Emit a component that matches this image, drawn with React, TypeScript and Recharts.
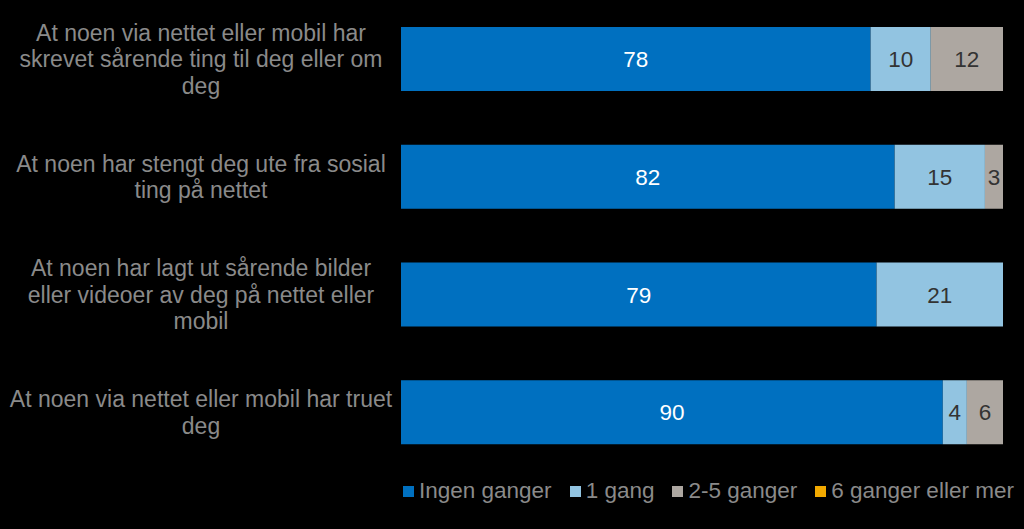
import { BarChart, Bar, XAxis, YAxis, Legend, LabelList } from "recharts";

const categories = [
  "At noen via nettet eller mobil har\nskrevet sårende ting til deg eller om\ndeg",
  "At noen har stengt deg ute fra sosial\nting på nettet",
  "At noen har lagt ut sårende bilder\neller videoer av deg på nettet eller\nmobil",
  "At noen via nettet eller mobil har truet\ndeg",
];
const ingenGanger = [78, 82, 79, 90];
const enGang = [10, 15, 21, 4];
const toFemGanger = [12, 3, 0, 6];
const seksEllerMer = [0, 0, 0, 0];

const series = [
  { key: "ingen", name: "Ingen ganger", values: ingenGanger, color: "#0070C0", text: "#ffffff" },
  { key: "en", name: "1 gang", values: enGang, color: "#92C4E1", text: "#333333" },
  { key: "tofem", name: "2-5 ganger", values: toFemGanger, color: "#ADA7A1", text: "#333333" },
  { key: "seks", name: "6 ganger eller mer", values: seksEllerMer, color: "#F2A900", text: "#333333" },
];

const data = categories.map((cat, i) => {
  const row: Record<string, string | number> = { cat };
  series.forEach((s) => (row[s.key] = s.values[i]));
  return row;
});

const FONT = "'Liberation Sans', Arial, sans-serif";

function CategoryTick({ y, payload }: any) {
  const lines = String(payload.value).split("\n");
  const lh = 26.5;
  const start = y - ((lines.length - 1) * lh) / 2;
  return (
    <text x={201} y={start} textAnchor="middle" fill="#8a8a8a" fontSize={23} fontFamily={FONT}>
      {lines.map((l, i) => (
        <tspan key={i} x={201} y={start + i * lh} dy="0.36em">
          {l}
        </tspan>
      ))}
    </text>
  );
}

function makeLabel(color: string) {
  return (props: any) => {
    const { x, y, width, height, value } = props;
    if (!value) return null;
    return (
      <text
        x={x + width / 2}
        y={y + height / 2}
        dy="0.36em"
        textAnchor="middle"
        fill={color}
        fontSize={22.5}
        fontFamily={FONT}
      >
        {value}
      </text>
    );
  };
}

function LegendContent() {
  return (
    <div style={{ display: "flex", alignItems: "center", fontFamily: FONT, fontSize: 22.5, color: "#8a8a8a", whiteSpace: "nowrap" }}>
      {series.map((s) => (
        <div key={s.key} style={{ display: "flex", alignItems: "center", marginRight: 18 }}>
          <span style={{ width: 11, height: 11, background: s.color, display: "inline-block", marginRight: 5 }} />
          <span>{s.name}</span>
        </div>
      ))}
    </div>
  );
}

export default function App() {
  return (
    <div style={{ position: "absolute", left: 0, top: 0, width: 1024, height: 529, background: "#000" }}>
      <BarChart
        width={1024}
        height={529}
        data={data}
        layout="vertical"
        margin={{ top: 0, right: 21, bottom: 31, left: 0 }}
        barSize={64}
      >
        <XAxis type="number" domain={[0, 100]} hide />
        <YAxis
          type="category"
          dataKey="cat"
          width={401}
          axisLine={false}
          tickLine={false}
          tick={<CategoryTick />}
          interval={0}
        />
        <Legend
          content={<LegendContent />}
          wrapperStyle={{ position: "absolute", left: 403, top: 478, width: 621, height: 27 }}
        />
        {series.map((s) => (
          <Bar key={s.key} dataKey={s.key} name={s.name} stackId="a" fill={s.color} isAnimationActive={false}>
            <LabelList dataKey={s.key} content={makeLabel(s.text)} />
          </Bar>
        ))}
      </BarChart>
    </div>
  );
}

---

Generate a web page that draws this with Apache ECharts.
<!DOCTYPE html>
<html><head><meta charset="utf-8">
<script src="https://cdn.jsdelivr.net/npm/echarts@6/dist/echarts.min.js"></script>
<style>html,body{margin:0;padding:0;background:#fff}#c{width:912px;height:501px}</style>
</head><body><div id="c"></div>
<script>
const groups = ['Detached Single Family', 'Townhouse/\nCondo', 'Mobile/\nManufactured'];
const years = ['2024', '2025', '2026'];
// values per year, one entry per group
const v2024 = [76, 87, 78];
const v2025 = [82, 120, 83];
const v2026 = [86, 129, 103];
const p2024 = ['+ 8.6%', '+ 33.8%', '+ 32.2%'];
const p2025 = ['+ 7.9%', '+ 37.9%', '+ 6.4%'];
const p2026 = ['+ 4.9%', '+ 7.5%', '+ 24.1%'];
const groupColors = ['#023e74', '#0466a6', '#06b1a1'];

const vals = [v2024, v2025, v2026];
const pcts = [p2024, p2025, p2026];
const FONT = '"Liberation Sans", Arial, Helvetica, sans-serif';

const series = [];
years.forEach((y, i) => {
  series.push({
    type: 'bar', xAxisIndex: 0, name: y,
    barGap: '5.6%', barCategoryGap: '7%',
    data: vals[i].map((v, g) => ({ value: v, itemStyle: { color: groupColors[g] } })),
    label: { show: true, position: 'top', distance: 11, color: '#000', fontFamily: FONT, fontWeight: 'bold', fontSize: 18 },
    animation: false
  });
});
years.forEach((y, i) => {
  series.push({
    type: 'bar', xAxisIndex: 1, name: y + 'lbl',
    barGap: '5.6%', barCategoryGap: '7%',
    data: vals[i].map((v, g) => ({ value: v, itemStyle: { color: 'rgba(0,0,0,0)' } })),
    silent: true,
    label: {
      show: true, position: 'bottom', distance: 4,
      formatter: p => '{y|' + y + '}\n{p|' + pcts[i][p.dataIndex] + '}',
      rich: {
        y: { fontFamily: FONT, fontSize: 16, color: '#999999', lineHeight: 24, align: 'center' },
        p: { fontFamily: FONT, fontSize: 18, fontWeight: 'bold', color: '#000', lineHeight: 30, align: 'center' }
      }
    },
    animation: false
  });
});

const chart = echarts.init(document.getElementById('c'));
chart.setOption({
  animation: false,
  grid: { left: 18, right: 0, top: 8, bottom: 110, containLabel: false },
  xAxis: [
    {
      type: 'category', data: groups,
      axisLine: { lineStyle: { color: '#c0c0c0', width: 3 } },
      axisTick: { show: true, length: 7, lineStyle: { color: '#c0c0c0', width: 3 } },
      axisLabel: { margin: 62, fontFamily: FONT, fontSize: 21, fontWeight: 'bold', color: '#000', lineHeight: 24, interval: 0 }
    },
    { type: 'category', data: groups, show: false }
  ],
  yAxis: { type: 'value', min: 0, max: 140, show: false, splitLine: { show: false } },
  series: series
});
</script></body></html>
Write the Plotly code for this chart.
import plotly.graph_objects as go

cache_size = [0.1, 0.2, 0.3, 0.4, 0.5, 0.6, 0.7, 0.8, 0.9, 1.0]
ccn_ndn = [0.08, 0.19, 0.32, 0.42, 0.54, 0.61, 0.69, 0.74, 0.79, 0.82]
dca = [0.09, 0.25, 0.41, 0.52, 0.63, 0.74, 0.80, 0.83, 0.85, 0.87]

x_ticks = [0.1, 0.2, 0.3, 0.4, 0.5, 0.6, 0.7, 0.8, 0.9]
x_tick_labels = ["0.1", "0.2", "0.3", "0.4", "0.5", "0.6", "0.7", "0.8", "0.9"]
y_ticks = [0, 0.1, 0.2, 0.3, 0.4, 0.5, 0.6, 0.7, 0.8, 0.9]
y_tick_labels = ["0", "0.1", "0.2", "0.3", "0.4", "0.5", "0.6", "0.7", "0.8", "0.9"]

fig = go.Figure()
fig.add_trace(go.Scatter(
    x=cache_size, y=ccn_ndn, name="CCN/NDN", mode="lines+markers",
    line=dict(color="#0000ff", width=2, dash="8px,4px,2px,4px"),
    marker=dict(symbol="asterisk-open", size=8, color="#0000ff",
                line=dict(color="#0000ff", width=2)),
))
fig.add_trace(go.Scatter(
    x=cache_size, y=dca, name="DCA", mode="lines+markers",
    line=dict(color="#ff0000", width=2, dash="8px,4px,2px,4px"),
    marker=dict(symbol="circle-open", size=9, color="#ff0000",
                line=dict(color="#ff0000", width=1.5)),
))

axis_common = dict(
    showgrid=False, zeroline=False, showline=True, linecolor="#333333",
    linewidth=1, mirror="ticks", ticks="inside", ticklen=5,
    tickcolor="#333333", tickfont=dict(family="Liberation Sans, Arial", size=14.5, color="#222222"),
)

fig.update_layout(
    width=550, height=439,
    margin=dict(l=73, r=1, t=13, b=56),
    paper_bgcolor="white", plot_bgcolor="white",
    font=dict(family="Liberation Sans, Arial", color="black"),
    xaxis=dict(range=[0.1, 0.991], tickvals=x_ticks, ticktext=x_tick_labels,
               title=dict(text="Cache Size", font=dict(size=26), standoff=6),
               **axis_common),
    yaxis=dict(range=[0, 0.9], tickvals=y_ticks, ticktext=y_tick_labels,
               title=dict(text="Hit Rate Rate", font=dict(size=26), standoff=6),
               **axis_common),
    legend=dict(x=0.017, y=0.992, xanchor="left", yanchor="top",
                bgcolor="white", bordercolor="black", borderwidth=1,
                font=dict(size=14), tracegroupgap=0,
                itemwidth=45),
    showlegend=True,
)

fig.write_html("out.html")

---

Task details: Copy only the lines above from the one containing "Emit a component" through the one containing "const seksEllerMer = [0, 0, 0, 0];", both included. Leave out the pictures.

Response to the exercise:
Emit a component that matches this image, drawn with React, TypeScript and Recharts.
import { BarChart, Bar, XAxis, YAxis, Legend, LabelList } from "recharts";

const categories = [
  "At noen via nettet eller mobil har\nskrevet sårende ting til deg eller om\ndeg",
  "At noen har stengt deg ute fra sosial\nting på nettet",
  "At noen har lagt ut sårende bilder\neller videoer av deg på nettet eller\nmobil",
  "At noen via nettet eller mobil har truet\ndeg",
];
const ingenGanger = [78, 82, 79, 90];
const enGang = [10, 15, 21, 4];
const toFemGanger = [12, 3, 0, 6];
const seksEllerMer = [0, 0, 0, 0];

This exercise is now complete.